Mitsubishi UFJ Morgan Stanley Securities submitted a written argument during the trial that read, “We (reduced the scope of Wood’s job) and that was the way we gave consideration to the plaintiff who needed to take care of his child.”

An official of Asics said, “We would like to properly counter his argument while clarifying facts during the trial.”

An NEC official said, “We gave the maximum consideration to (the plaintiff) while checking Nakashoji’s wishes and his family’s circumstances.”

SPECIFICATIONS OF HARASSMENT ARE VAGUE

What those companies can cite is the ruling that was handed down by the Supreme Court at the trial in 1986 over a man, who lived with his working wife, small child and aging mother and had been dismissed after declining to be transferred.

“Problems with their family lives (caused by being transferred) are usually something that (workers) should tolerate,” the chief justice said in his remarks.

The district and high courts decided in favor of the worker, but the rulings were overturned at the Supreme Court.

Tsuyoshi Fukai, a lawyer who is knowledgeable on labor issues, said, “The range of companies’ discretion on personnel affairs that the Supreme Court approved was partially based on socially accepted wisdom.

“But such social wisdom is in the transitional period toward focusing on the balance between work and the household.”

The revised law on child-care leave and caregiver leave, which was enacted in 2001, prohibits companies from inflicting hardships on their employees because they took child-rearing leave as well as obliges employers to give consideration to employees who might have difficulties in child-rearing after being transferred.

In some judicial precedents, companies abusing their discretion over personnel-related matters were admonished out of consideration of causing possible trouble to households.

Still, “There are many cases of conflicts between labor and management over assigning employees who are in a child-rearing period,” said Fukai.

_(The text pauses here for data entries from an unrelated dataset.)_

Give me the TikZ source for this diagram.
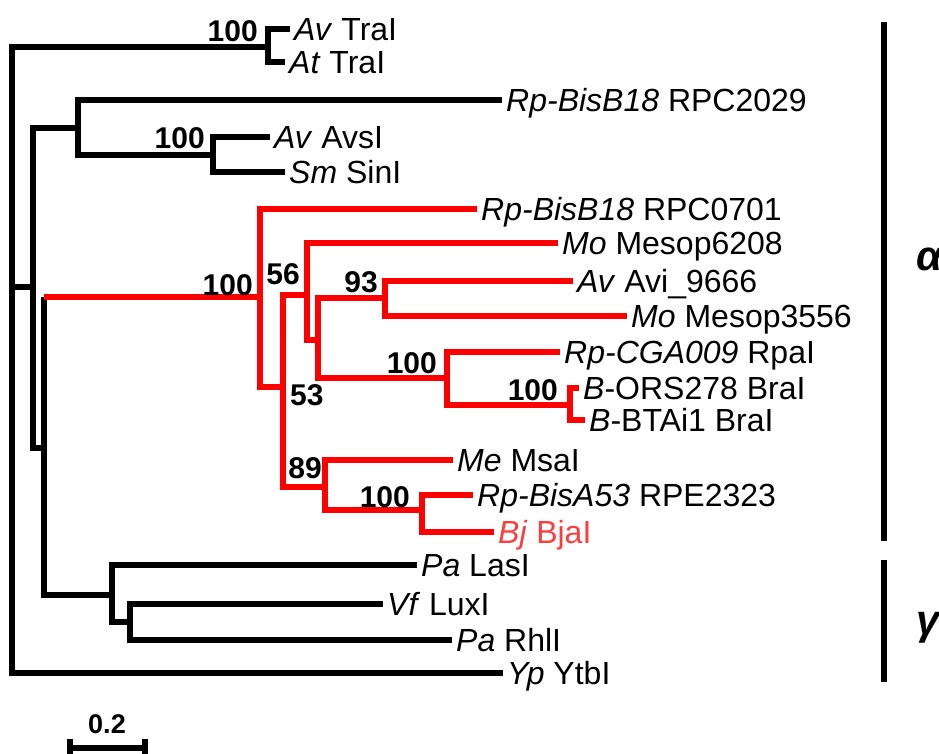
\documentclass[tikz,border=0pt]{standalone}
\usepackage{fontspec}
\setmainfont{Liberation Sans}
\definecolor{bjred}{RGB}{255,60,60}
\begin{document}
\begin{tikzpicture}[x=1pt,y=-1pt,
  br/.style={line width=6pt, line join=miter, line cap=butt},
  leaf/.style={anchor=west, inner xsep=4pt, inner ysep=0pt, text height=23pt, text depth=0pt, font=\fontsize{32}{38}\selectfont},
  boot/.style={anchor=base east, inner sep=0pt, font=\fontsize{30}{36}\selectfont\bfseries},
  clade/.style={anchor=base west, inner sep=0pt, font=\fontsize{42}{48}\selectfont\bfseries\itshape}]
\useasboundingbox (0,0) rectangle (939,753);
% leaves
\node[leaf] (avtral)  at (290,29)  {\textit{Av} TraI};
\node[leaf] (attral)  at (285,62)  {\textit{At} TraI};
\node[leaf] (rpc2029) at (502,100) {\textit{Rp-BisB18} RPC2029};
\node[leaf] (avsi)    at (270,137) {\textit{Av} AvsI};
\node[leaf] (sini)    at (285,172) {\textit{Sm} SinI};
\node[leaf] (rpc0701) at (477,209) {\textit{Rp-BisB18} RPC0701};
\node[leaf] (m6208)   at (558,243) {\textit{Mo} Mesop6208};
\node[leaf] (avi)     at (573,281) {\textit{Av} Avi\_9666};
\node[leaf] (m3556)   at (627,316) {\textit{Mo} Mesop3556};
\node[leaf] (rpal)    at (560,352) {\textit{Rp-CGA009} RpaI};
\node[leaf] (ors)     at (579,388) {\textit{B}-ORS278 BraI};
\node[leaf] (btai)    at (585,420) {\textit{B}-BTAi1 BraI};
\node[leaf] (msal)    at (453,460) {\textit{Me} MsaI};
\node[leaf] (rpe)     at (473,495) {\textit{Rp-BisA53} RPE2323};
\node[leaf, text=bjred] (bjal) at (494,532) {\textit{Bj} BjaI};
\node[leaf] (lasi)    at (417,565) {\textit{Pa} LasI};
\node[leaf] (luxi)    at (383,604) {\textit{Vf} LuxI};
\node[leaf] (rhli)    at (452,640) {\textit{Pa} RhlI};
\node[leaf] (ytbl)    at (503,673) {\textit{Yp} YtbI};
% internal nodes
\coordinate (root) at (12,287);
\coordinate (nA) at (268,47);
\coordinate (nE) at (33,287);
\coordinate (nB) at (78,128);
\coordinate (nC) at (213,155);
\coordinate (nF) at (44,448);
\coordinate (nG) at (260,297);
\coordinate (nH) at (283,387);
\coordinate (nI) at (307,295);
\coordinate (nK) at (318,340);
\coordinate (nL) at (385,298);
\coordinate (nM) at (447,378);
\coordinate (nN) at (570,405);
\coordinate (nJ) at (325,487);
\coordinate (nO) at (422,510);
\coordinate (nP) at (112,595);
\coordinate (nQ) at (130,622);
% black branches
\draw[br] (root) |- (nA);
\draw[br] (root) -- (nE);
\draw[br] (root) |- (ytbl.west);
\draw[br] (nA) |- (avtral.west);
\draw[br] (nA) |- (attral.west);
\draw[br] (nE) |- (nB);
\draw[br] (nE) |- (nF);
\draw[br] (nB) |- (rpc2029.west);
\draw[br] (nB) |- (nC);
\draw[br] (nC) |- (avsi.west);
\draw[br] (nC) |- (sini.west);
\draw[br] (nF) -- (nF |- nG);
\draw[br] (nF) |- (nP);
\draw[br] (nP) |- (lasi.west);
\draw[br] (nP) |- (nQ);
\draw[br] (nQ) |- (luxi.west);
\draw[br] (nQ) |- (rhli.west);
% red branches
\begin{scope}[red]
\draw[br] (nF |- nG) -- (nG);
\draw[br] (nG) |- (rpc0701.west);
\draw[br] (nG) |- (nH);
\draw[br] (nH) |- (nI);
\draw[br] (nH) |- (nJ);
\draw[br] (nI) |- (m6208.west);
\draw[br] (nI) |- (nK);
\draw[br] (nK) |- (nL);
\draw[br] (nK) |- (nM);
\draw[br] (nL) |- (avi.west);
\draw[br] (nL) |- (m3556.west);
\draw[br] (nM) |- (rpal.west);
\draw[br] (nM) |- (nN);
\draw[br] (nN) |- (ors.west);
\draw[br] (nN) |- (btai.west);
\draw[br] (nJ) |- (msal.west);
\draw[br] (nJ) |- (nO);
\draw[br] (nO) |- (rpe.west);
\draw[br] (nO) |- (bjal.west);
\end{scope}
% bootstrap values
\node[boot] (bA) at (258,41)  {100};
\node[boot] (bC) at (205,148) {100};
\node[boot] (bG) at (253,295) {100};
\node[boot] (bI) at (300,284) {56};
\node[boot] (bL) at (378,292) {93};
\node[boot] (bM) at (437,373) {100};
\node[boot] (bN) at (558,400) {100};
\node[boot, anchor=base west] (bH) at (290,405) {53};
\node[boot] (bJ) at (322,478) {89};
\node[boot] (bO) at (410,507) {100};
% clade brackets
\coordinate (aTop) at (884,22);
\coordinate (aBot) at (884,541);
\coordinate (gTop) at (884,560);
\coordinate (gBot) at (884,682);
\draw[br] (aTop) -- (aBot);
\draw[br] (gTop) -- (gBot);
\node[clade] (alpha) at (916,270) {α};
\node[clade] (gamma) at (916,634) {γ};
% scale bar
\coordinate (sbL) at (70,748);
\coordinate (sbR) at (145,748);
\draw[br] (sbL) -- (sbR);
\draw[br] ([yshift=9pt]sbL) -- ([yshift=-12pt]sbL);
\draw[br] ([yshift=9pt]sbR) -- ([yshift=-12pt]sbR);
\node[anchor=base, inner sep=0pt, font=\fontsize{27}{32}\selectfont\bfseries] (sbt) at (107,733) {0.2};
\end{tikzpicture}
\end{document}
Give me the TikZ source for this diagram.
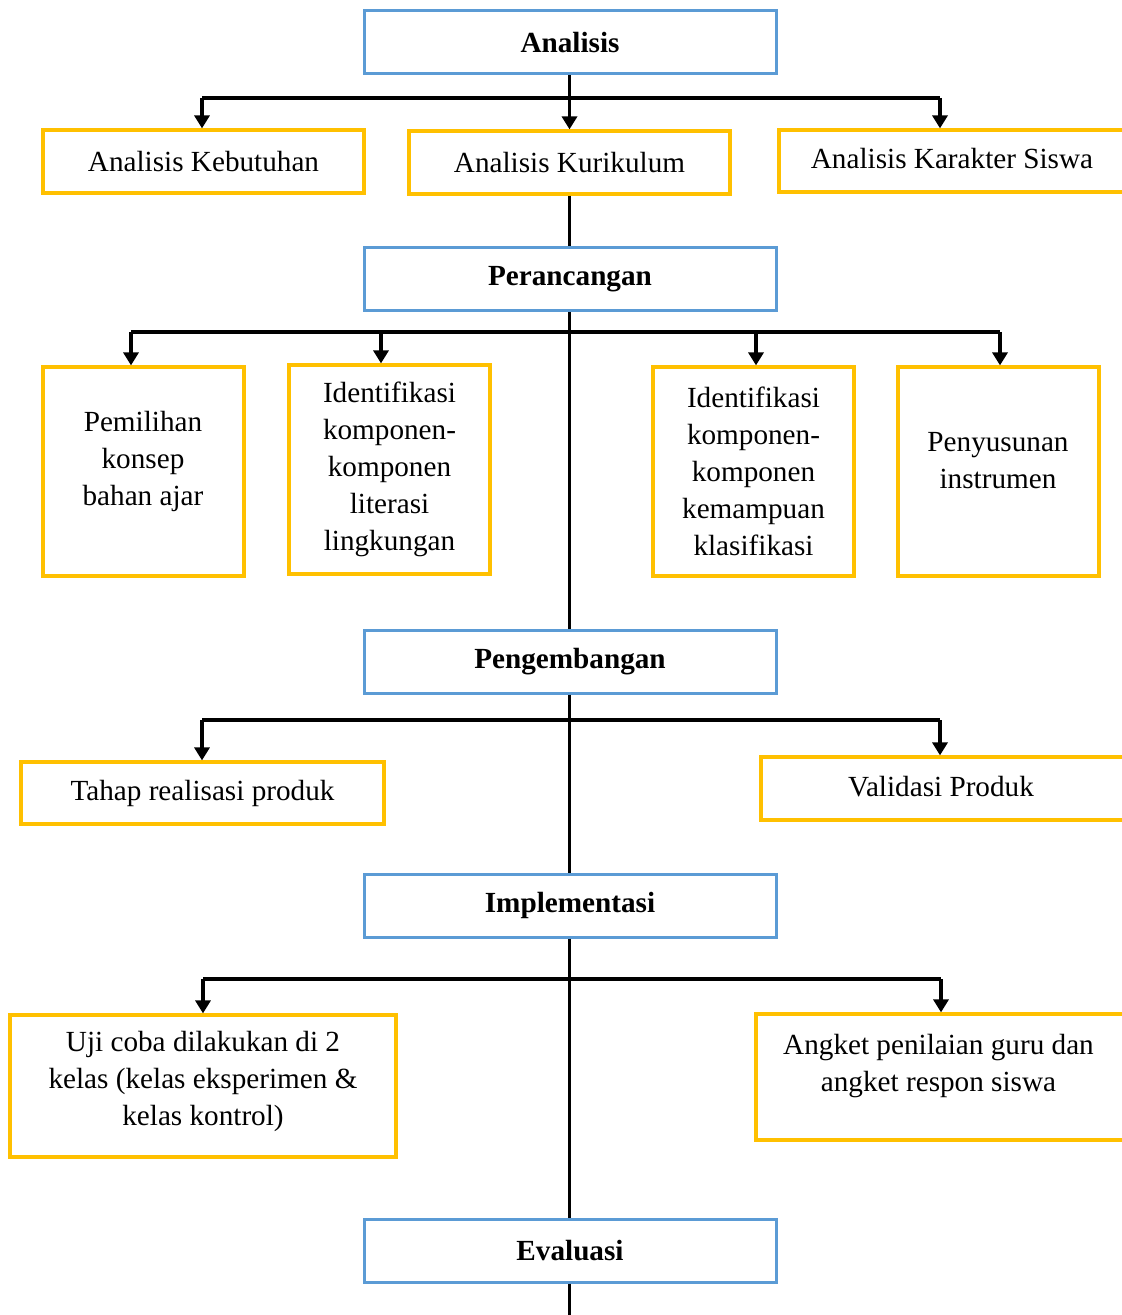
\documentclass[tikz,border=0pt]{standalone}
\usepackage{fontspec}
\setmainfont{Liberation Serif}
\usetikzlibrary{arrows.meta}
\definecolor{phaseblue}{HTML}{5B9BD5}
\definecolor{itemgold}{HTML}{FFC000}
\newcommand{\boxfont}{\fontsize{14.6}{18.5}\selectfont}
\tikzset{
  phase/.style={draw=phaseblue, line width=1.5pt, minimum width=206pt, minimum height=31.5pt, inner sep=0pt, font=\boxfont\bfseries},
  item/.style={draw=itemgold, line width=1.6pt, inner sep=0pt},
  txt/.style={align=center, inner sep=0pt, font=\boxfont},
  ln/.style={line width=1.65pt},
  arr/.style={line width=1.65pt, -{Triangle[length=6.5pt,width=7.5pt]}},
}
\begin{document}
\begin{tikzpicture}[x=0.5pt, y=-0.5pt]
    \useasboundingbox (0,0) rectangle (1121,1315);

    % Phases
    \node[phase] (analisis) at (570,42.5) {Analisis};
    \node[phase] (perancangan) at (570,279.5) {Perancangan};
    \node[phase] (pengembangan) at (570,661.5) {Pengembangan};
    \node[phase] (implementasi) at (570,905.5) {Implementasi};
    \node[phase] (evaluasi) at (570,1250.5) {Evaluasi};

    % Analisis
    \node[item, txt, minimum width=160.5pt, minimum height=31.5pt] (kebutuhan) at (203.5,161.5) {Analisis Kebutuhan};
    \node[item, txt, minimum width=160.5pt, minimum height=31.5pt] (kurikulum) at (569.5,162.5) {Analisis Kurikulum};
    \node[item, minimum width=175.5pt, minimum height=31pt] (karakter) at (954.5,161) {};
    \node[txt] (karakter-txt) at (952,159) {Analisis Karakter Siswa};

    \coordinate (a1) at (202,98);
    \coordinate (a3) at (940,98);
    \draw[ln] (a1) -- (a3);
    \draw[arr] (a1) -- (a1 |- kebutuhan.north);
    \draw[arr] (analisis.south -| kurikulum) -- (kurikulum.north);
    \draw[arr] (a3) -- (a3 |- karakter.north);

    % Perancangan
    \draw[ln] (kurikulum.south) -- (kurikulum.south |- perancangan.north);
    \node[item, minimum width=100.5pt, minimum height=104.5pt] (pemilihan) at (143.5,471.5) {};
    \node[txt] (pemilihan-txt) at (143,461) {Pemilihan\\konsep\\bahan ajar};
    \node[item, txt, minimum width=100.5pt, minimum height=104.5pt] (literasi) at (389.5,469.5) {Identifikasi\\komponen-\\komponen\\literasi\\lingkungan};
    \node[item, txt, minimum width=100.5pt, minimum height=104.5pt] (klasifikasi) at (753.5,471.5) {Identifikasi\\komponen-\\komponen\\kemampuan\\klasifikasi};
    \node[item, minimum width=100.5pt, minimum height=104.5pt] (penyusunan) at (998.5,471.5) {};
    \node[txt] (penyusunan-txt) at (998,460.5) {Penyusunan\\instrumen};

    \coordinate (b1) at (131,332);
    \coordinate (b2) at (381,332);
    \coordinate (b3) at (756,332);
    \coordinate (b4) at (1000,332);
    \draw[ln] (b1) -- (b4);
    \draw[arr] (b1) -- (b1 |- pemilihan.north);
    \draw[arr] (b2) -- (b2 |- literasi.north);
    \draw[arr] (b3) -- (b3 |- klasifikasi.north);
    \draw[arr] (b4) -- (b4 |- penyusunan.north);

    % Pengembangan
    \draw[ln] (perancangan.south -| kurikulum) -- (pengembangan.north -| kurikulum);
    \node[item, txt, minimum width=181.5pt, minimum height=31pt] (tahap) at (202.5,793) {Tahap realisasi produk};
    \node[item, minimum width=184.5pt, minimum height=31.5pt] (validasi) at (945.5,788.5) {};
    \node[txt] (validasi-txt) at (941,787) {Validasi Produk};

    \coordinate (c1) at (202,720);
    \coordinate (c2) at (940,720);
    \draw[ln] (c1) -- (c2);
    \draw[arr] (c1) -- (c1 |- tahap.north);
    \draw[arr] (c2) -- (c2 |- validasi.north);

    % Implementasi
    \draw[ln] (pengembangan.south -| kurikulum) -- (implementasi.north -| kurikulum);
    \node[item, minimum width=193pt, minimum height=71pt] (uji) at (203,1086) {};
    \node[txt] (uji-txt) at (203,1081) {Uji coba dilakukan di 2\\kelas (kelas eksperimen \&\\kelas kontrol)};
    \node[item, minimum width=187pt, minimum height=63pt] (angket) at (943,1077) {};
    \node[txt] (angket-txt) at (938.5,1066) {Angket penilaian guru dan\\angket respon siswa};

    \coordinate (d1) at (203,979);
    \coordinate (d2) at (941,979);
    \draw[ln] (d1) -- (d2);
    \draw[arr] (d1) -- (d1 |- uji.north);
    \draw[arr] (d2) -- (d2 |- angket.north);

    % Evaluasi
    \draw[ln] (implementasi.south -| kurikulum) -- (evaluasi.north -| kurikulum);
    \coordinate (ujung) at (569.5,1315);
    \draw[ln] (evaluasi.south -| kurikulum) -- (ujung);
\end{tikzpicture}
\end{document}
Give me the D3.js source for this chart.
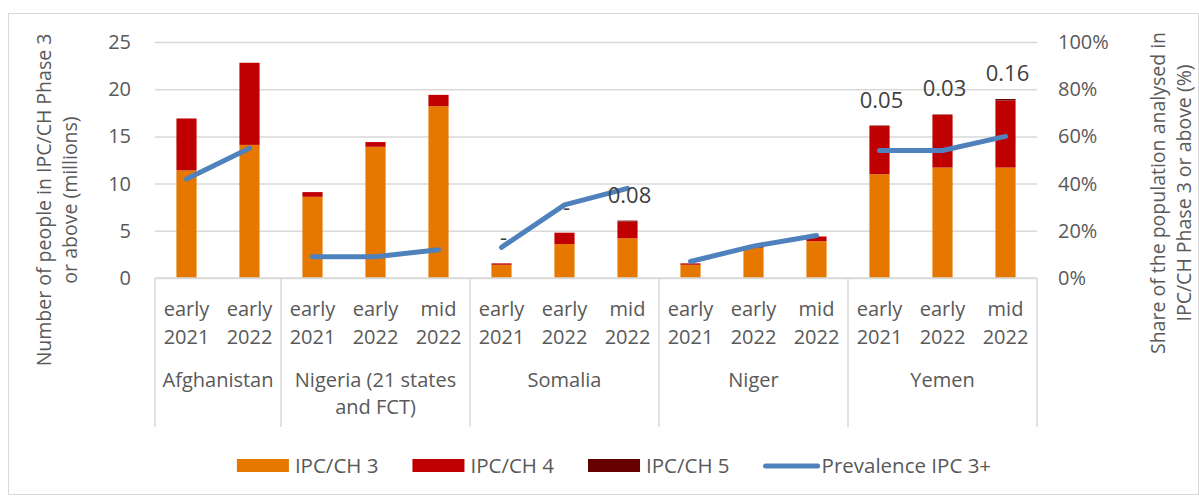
<!DOCTYPE html>
<html>
<head>
<meta charset="utf-8">
<title>IPC/CH phases</title>
<style>
  body { margin: 0; background: #fff; }
  text { font-family: "Open Sans", sans-serif; fill: #595959; }
</style>
</head>
<body>
<script src="https://cdn.jsdelivr.net/npm/d3@7"></script>
<script>
// one entry per bar
var country = ["Afghanistan", "Afghanistan",
  "Nigeria (21 states and FCT)", "Nigeria (21 states and FCT)", "Nigeria (21 states and FCT)",
  "Somalia", "Somalia", "Somalia",
  "Niger", "Niger", "Niger",
  "Yemen", "Yemen", "Yemen"];
var period = ["early 2021", "early 2022",
  "early 2021", "early 2022", "mid 2022",
  "early 2021", "early 2022", "mid 2022",
  "early 2021", "early 2022", "mid 2022",
  "early 2021", "early 2022", "mid 2022"];
var ipc3 = [11.4, 14.1, 8.6, 13.9, 18.2, 1.4, 3.6, 4.2, 1.4, 3.2, 3.9, 11.0, 11.7, 11.7];
var ipc4 = [5.5, 8.7, 0.5, 0.5, 1.2, 0.15, 1.2, 1.8, 0.15, 0.1, 0.5, 5.1, 5.6, 7.1];
var ipc5 = [0, 0, 0, 0, 0, 0, 0, 0.08, 0, 0, 0, 0.05, 0.03, 0.16];
var ipc5Label = [null, null, null, null, null, "-", "-", "0.08", null, null, null, "0.05", "0.03", "0.16"];
var prevalence = [0.42, 0.55, 0.09, 0.09, 0.12, 0.13, 0.31, 0.38, 0.07, 0.135, 0.18, 0.54, 0.54, 0.60];

var leftTicks = [0, 5, 10, 15, 20, 25];
var rightTicks = [0, 0.2, 0.4, 0.6, 0.8, 1];
var seriesNames = ["IPC/CH 3", "IPC/CH 4", "IPC/CH 5"];
var colors = ["#e67800", "#c00000", "#640000"];
var lineColor = "#4f81bd";

var W = 1199, H = 498;
var plot = { left: 155, right: 1037, top: 42, bottom: 278 };
var fs = "20px";

var svg = d3.select("body").append("svg")
  .attr("width", W)
  .attr("height", H);

// chart frame
svg.append("rect")
  .attr("x", 8.5).attr("y", 13.5)
  .attr("width", 1190).attr("height", 481)
  .style("fill", "none")
  .style("stroke", "#d9d9d9");

var idx = d3.range(country.length);
var x = d3.scaleBand()
  .domain(idx)
  .range([plot.left, plot.right])
  .paddingInner(0.68)
  .paddingOuter(0.34);
var step = x.step();
function cx(i) { return x(i) + x.bandwidth() / 2; }

var y = d3.scaleLinear().domain([0, 25]).range([plot.bottom, plot.top]);
var y2 = d3.scaleLinear().domain([0, 1]).range([plot.bottom, plot.top]);

// gridlines + left axis
var gy = svg.append("g")
  .attr("transform", "translate(" + plot.left + ",0)")
  .call(d3.axisLeft(y).tickValues(leftTicks).tickSize(-(plot.right - plot.left)).tickPadding(24));
gy.select(".domain").remove();
gy.selectAll(".tick line").style("stroke", "#d9d9d9").style("stroke-width", 1.5);
gy.selectAll(".tick text").style("font-size", fs).style("font-family", "Open Sans").attr("fill", "#595959");

// right axis labels
var gy2 = svg.append("g")
  .attr("transform", "translate(" + plot.right + ",0)")
  .call(d3.axisRight(y2).tickValues(rightTicks).tickSize(0).tickPadding(21).tickFormat(d3.format(".0%")));
gy2.select(".domain").remove();
gy2.selectAll(".tick text").style("font-size", fs).style("font-family", "Open Sans").attr("fill", "#595959");

// stacked bars
var stacks = [ipc3, ipc4, ipc5];
var bars = svg.append("g");
idx.forEach(function(i) {
  var base = 0;
  stacks.forEach(function(s, k) {
    var v = s[i];
    if (v > 0) {
      bars.append("rect")
        .attr("x", x(i))
        .attr("width", x.bandwidth())
        .attr("y", y(base + v))
        .attr("height", y(base) - y(base + v))
        .style("fill", colors[k]);
    }
    base += v;
  });
});

// category axis: baseline + group dividers
var groups = [];
idx.forEach(function(i) {
  if (!groups.length || groups[groups.length - 1].name !== country[i]) {
    groups.push({ name: country[i], first: i, last: i });
  } else {
    groups[groups.length - 1].last = i;
  }
});
var axisG = svg.append("g");
axisG.append("line")
  .attr("x1", plot.left).attr("x2", plot.right)
  .attr("y1", plot.bottom).attr("y2", plot.bottom)
  .style("stroke", "#d9d9d9").style("stroke-width", 1.5);
var dividers = groups.map(function(g) { return cx(g.first) - step / 2; });
dividers.push(plot.right);
dividers.forEach(function(d) {
  axisG.append("line")
    .attr("x1", d).attr("x2", d)
    .attr("y1", plot.bottom).attr("y2", 427)
    .style("stroke", "#d9d9d9").style("stroke-width", 1.5);
});

// period labels (two lines)
idx.forEach(function(i) {
  var parts = period[i].split(" ");
  var t = axisG.append("text")
    .attr("x", cx(i))
    .attr("text-anchor", "middle")
    .style("font-size", fs);
  t.append("tspan").attr("x", cx(i)).attr("y", 316).text(parts[0]);
  t.append("tspan").attr("x", cx(i)).attr("y", 344).text(parts[1]);
});

// country labels
var countryLines = {
  "Nigeria (21 states and FCT)": ["Nigeria (21 states", "and FCT)"]
};
groups.forEach(function(g) {
  var mid = (cx(g.first) + cx(g.last)) / 2;
  var lines = countryLines[g.name] || [g.name];
  var t = axisG.append("text").attr("text-anchor", "middle").style("font-size", fs);
  lines.forEach(function(l, j) {
    t.append("tspan").attr("x", mid).attr("y", 387 + j * 27).text(l);
  });
});

// prevalence line, one segment per country
var line = d3.line()
  .x(function(i) { return cx(i); })
  .y(function(i) { return y2(prevalence[i]); });
groups.forEach(function(g) {
  svg.append("path")
    .attr("d", line(d3.range(g.first, g.last + 1)))
    .style("fill", "none")
    .style("stroke", lineColor)
    .style("stroke-width", 5)
    .style("stroke-linecap", "round")
    .style("stroke-linejoin", "round");
});

// IPC 5 data labels
idx.forEach(function(i) {
  if (ipc5Label[i] === null) return;
  var total = ipc3[i] + ipc4[i] + ipc5[i];
  svg.append("text")
    .attr("x", cx(i) + 2)
    .attr("y", y(total) - 18)
    .attr("text-anchor", "middle")
    .style("font-size", "22px")
    .style("fill", "#404040")
    .text(ipc5Label[i]);
});

// axis titles
function vTitle(xs, cy, lines) {
  var t = svg.append("text")
    .attr("transform", "translate(0," + cy + ") rotate(-90)")
    .attr("text-anchor", "middle")
    .style("font-size", "19.5px");
  lines.forEach(function(l, j) {
    t.append("tspan").attr("x", 0).attr("y", xs[j]).text(l);
  });
}
vTitle([51, 77], 200, ["Number of people in IPC/CH Phase 3", "or above (millions)"]);
vTitle([1165, 1191], 193, ["Share of the population analysed in", "IPC/CH Phase 3 or above (%)"]);

// legend
var legend = svg.append("g");
var items = seriesNames.map(function(n, k) { return { name: n, color: colors[k], type: "rect" }; });
items.push({ name: "Prevalence IPC 3+", color: lineColor, type: "line" });
var lx = 0;
items.forEach(function(it) {
  var g = legend.append("g").attr("transform", "translate(" + lx + ",0)");
  if (it.type === "rect") {
    g.append("rect").attr("x", 0).attr("y", 459).attr("width", 52).attr("height", 13).style("fill", it.color);
  } else {
    g.append("line").attr("x1", 2).attr("x2", 54).attr("y1", 466).attr("y2", 466)
      .style("stroke", it.color).style("stroke-width", 5).style("stroke-linecap", "round");
  }
  var t = g.append("text").attr("x", 58).attr("y", 473).style("font-size", "20.5px").text(it.name);
  lx += 58 + t.node().getComputedTextLength() + 34;
});
var legendWidth = lx - 34;
legend.attr("transform", "translate(" + (614 - legendWidth / 2) + ",0)");
</script>
</body>
</html>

The labor ministry specifies what are referred to as disadvantages or consideration in the law. But conflicts still occur because such specifications are not enough to eliminate ambiguities.

Companies tend to argue that their assignments had nothing to do with the child-rearing leave taken by the employee, and that transferring them was necessary for the company’s operation. Therefore, whether an assignment that puts the employee at a disadvantage was made in response to taking child-rearing leave is frequently argued.

The ministry has set a goal of increasing the rate of male employees who take child-rearing leave to 13 percent by 2020, compared with 6 percent in 2018. Thus, the number of conflicts between labor and management over the issue is likely to rise.

Yoshie Komuro, president of Work Life Balance Co., which provides personnel consultant services, focused on the temporary plunge of stock prices of Kaneka in response to the controversy over patahara.

“Nowadays, stock prices of Japanese stock market fluctuate based on the standard of a global (sense of value)," Komuro said. "Now investors react when a company is sued over patahara.

“It is probable that the torrent of criticisms from those who have given up complaining of patahara will rise to the surface.”